To navigate these challenges, few On-Device Training methodologies have emerged recently. Yet, on-device training is memory-intensive, a notable bottleneck for memory-constraint devices like Microcontrollers (MCUs). Techniques like Sparse Update [1] are gaining ground due to their minimal memory requirements and robust performance.

Most techniques are demonstrated on MCUs with straightforward memory hierarchies like ARM Cortex-M4. In contrast, cutting-edge Edge processors such as GAP9 [2] possess a layered memory structure, equipped with a compact L1 and necessitating tiling [3] for crucial DNN tasks like GEMM or Convolutions.

In this project, the objective is to tailor the Sparse Update for Edge Platforms with Software-managed caches, ensuring the algorithm produces optimal tiles whilst boosting the models' accuracy through on-device training.

Character

  • 15%: Literature review to familiarize with SotA on-device learning techniques and the architecture and specificities of the edge SoC GAP9.
  • 55%: Hands-on Python coding where the student will implement and test the Sparse Update algorithm at various granularity (e.g.: per layer, per channel).
  • 30%: Evaluation and benchmarking of kernel performances and retraining policy.

Prerequisites

  • Experience with Python and PyTorch.
  • Knowledge of Deep Learning

Project Goals

The main tasks of this project are:

  • T1: Pytorch implementation of Sparse Update and benchmark on MobileNet-V2.

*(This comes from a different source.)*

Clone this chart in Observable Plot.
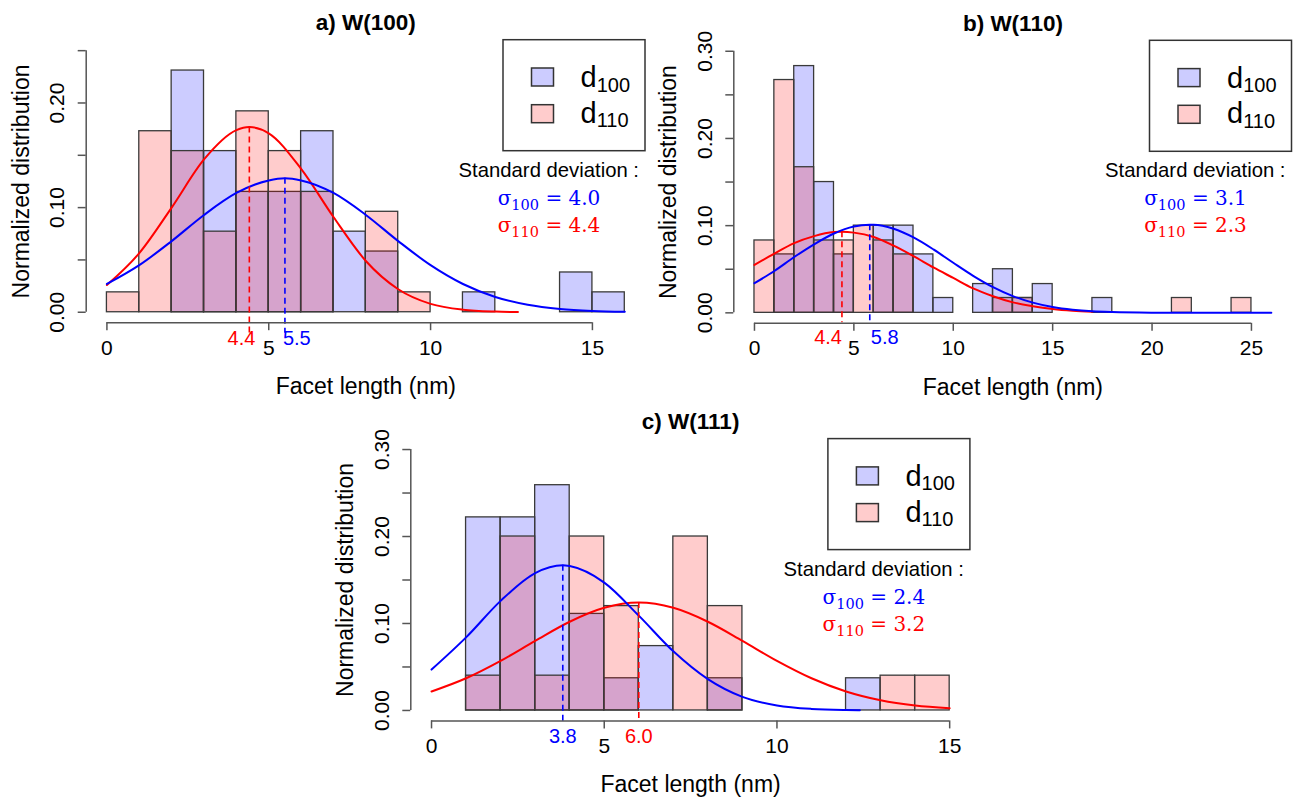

    In the first task, in the context of image classification or keyword spotting, you will implement the Sparse Update Algorithm from [1] and benchmark its efficiency for different granularity levels (i.e., layer, channel).

  • T2: Characterisation of the PULP-TrainLib kernels on GAP9.

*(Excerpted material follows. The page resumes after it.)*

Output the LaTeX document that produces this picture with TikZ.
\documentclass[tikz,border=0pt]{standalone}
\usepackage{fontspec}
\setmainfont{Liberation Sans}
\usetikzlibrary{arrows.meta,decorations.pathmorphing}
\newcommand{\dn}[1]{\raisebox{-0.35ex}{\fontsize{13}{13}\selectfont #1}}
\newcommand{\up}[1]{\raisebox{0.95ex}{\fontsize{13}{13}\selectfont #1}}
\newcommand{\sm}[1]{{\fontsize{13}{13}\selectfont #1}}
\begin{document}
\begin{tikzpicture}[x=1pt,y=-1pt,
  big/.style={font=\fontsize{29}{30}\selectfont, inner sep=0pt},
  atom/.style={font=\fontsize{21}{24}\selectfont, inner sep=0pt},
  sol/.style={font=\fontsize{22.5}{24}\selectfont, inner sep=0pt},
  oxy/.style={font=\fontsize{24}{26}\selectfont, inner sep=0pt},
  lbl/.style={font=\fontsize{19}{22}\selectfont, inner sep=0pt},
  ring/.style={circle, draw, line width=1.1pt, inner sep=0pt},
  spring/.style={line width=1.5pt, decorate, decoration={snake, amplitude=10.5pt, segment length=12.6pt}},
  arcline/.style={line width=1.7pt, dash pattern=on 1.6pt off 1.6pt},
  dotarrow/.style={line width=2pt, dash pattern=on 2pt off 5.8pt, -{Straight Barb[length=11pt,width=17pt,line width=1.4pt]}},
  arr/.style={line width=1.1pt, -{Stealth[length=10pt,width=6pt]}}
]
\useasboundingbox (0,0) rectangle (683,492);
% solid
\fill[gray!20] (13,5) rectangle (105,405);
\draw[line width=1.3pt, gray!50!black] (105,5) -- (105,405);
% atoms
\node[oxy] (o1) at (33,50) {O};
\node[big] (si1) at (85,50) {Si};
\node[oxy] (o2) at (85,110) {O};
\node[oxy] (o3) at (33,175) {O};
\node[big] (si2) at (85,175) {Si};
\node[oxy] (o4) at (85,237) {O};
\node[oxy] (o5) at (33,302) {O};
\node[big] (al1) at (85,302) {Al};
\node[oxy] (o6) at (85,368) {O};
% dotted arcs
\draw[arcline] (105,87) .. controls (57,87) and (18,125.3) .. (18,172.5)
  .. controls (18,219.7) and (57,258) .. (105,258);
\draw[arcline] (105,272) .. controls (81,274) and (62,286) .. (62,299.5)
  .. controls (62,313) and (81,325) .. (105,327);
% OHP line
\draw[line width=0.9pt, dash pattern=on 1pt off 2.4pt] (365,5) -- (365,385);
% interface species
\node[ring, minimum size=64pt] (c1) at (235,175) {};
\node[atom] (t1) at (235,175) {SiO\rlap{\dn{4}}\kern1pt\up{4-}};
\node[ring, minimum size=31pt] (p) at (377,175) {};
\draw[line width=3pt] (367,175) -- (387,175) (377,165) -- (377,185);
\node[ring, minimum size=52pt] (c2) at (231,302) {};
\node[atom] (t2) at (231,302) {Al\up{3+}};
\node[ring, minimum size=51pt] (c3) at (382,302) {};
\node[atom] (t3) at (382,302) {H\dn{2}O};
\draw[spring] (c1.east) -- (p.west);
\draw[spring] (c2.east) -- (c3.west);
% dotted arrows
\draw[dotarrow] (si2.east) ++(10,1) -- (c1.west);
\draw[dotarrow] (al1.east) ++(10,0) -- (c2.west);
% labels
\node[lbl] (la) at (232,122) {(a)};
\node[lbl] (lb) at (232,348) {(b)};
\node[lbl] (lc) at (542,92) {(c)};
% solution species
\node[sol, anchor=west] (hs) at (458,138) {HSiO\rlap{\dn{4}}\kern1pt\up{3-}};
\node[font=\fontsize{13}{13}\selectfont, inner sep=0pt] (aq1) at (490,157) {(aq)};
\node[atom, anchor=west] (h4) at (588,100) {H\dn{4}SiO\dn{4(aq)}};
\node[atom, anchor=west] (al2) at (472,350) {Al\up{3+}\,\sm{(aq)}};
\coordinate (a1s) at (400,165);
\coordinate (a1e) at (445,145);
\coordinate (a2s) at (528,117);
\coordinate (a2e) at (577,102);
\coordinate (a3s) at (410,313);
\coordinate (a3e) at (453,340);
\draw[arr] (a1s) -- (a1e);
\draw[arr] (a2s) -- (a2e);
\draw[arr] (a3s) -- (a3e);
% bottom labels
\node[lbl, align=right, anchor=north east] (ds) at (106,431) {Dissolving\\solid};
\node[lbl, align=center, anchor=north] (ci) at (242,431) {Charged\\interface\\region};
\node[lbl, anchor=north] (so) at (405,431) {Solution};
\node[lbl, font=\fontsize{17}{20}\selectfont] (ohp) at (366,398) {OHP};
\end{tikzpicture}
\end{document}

    You will measure the efficiency of the kernels of PULP-TrainLib~[4] on the edge processor GAP9 for different input sizes such that you will be able to estimate the efficiency of a kernel by knowing solely the input size of the problem.

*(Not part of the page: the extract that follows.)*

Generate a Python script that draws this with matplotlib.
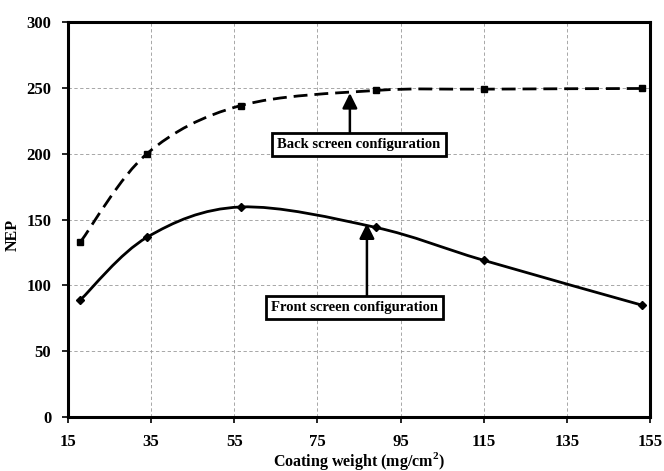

  • T3: Exploration of constraint schemes to apply to the Sparse Update algorithm.

    In this step you will put together the work done in the two previous steps to explore the trade-off between accuracy gain and latency induced by constraining the Sparse Update.

  • Project Organization

    Weekly Meetings

    The student shall meet with the advisor(s) every week in order to discuss any issues/problems that may have persisted during the previous week and with a suggestion of next steps. These meetings are meant to provide a guaranteed time slot for mutual exchange of information on how to proceed, clear out any questions from either side and to ensure the student’s progress.

    Report

    Documentation is an important and often overlooked aspect of engineering. One final report has to be completed within this project. Any form of word processing software is allowed for writing the reports, nevertheless the use of LaTeX with Tgif (See: http://bourbon.usc.edu:8001/tgif/index.html and http://www.dz.ee.ethz.ch/en/information/how-to/drawing-schematics.html) or any other vector drawing software (for block diagrams) is strongly encouraged by the IIS staff.

    Final Report

    A digital copy of the report, the presentation, the developed software, build script/project files, drawings/illustrations, acquired data, etc. needs to be handed in at the end of the project. Note that this task description is part of your report and has to be attached to your final report.

    Presentation

    At the end of the project, the outcome of the thesis will be presented in a 15-minutes talk and 5 minutes of discussion in front of interested people of the Integrated Systems Laboratory. The presentation is open to the public, so you are welcome to invite interested friends. The exact date will be determined towards the end of the work.

    References

    [1] Lin, Ji and Zhu, Ligeng and Chen, Wei-Ming and Wang, Wei-Chen and Gan, Chuang and Han, Song. On-Device Training Under 256KB Memory. 2022.

    [2] GreenWaves Technologies GAP9 https://greenwaves-technologies.com/gap9_processor/

    [3] Alessio Burrello and Angelo Garofalo and Nazareno Bruschi and Giuseppe Tagliavini and Davide Rossi and Francesco Conti DORY: Automatic End-to-End Deployment of Real-World DNNs on Low-Cost IoT MCUs 2021.

    [4] Nadalini, Davide and Rusci, Manuele and Tagliavini, Giuseppe and Ravaglia, Leonardo and Benini, Luca and Conti, Francesco PULP-TrainLib: Enabling On-Device Training For RISC-V Multi-Core MCUs Through Performance-Driven Autotuning 2022.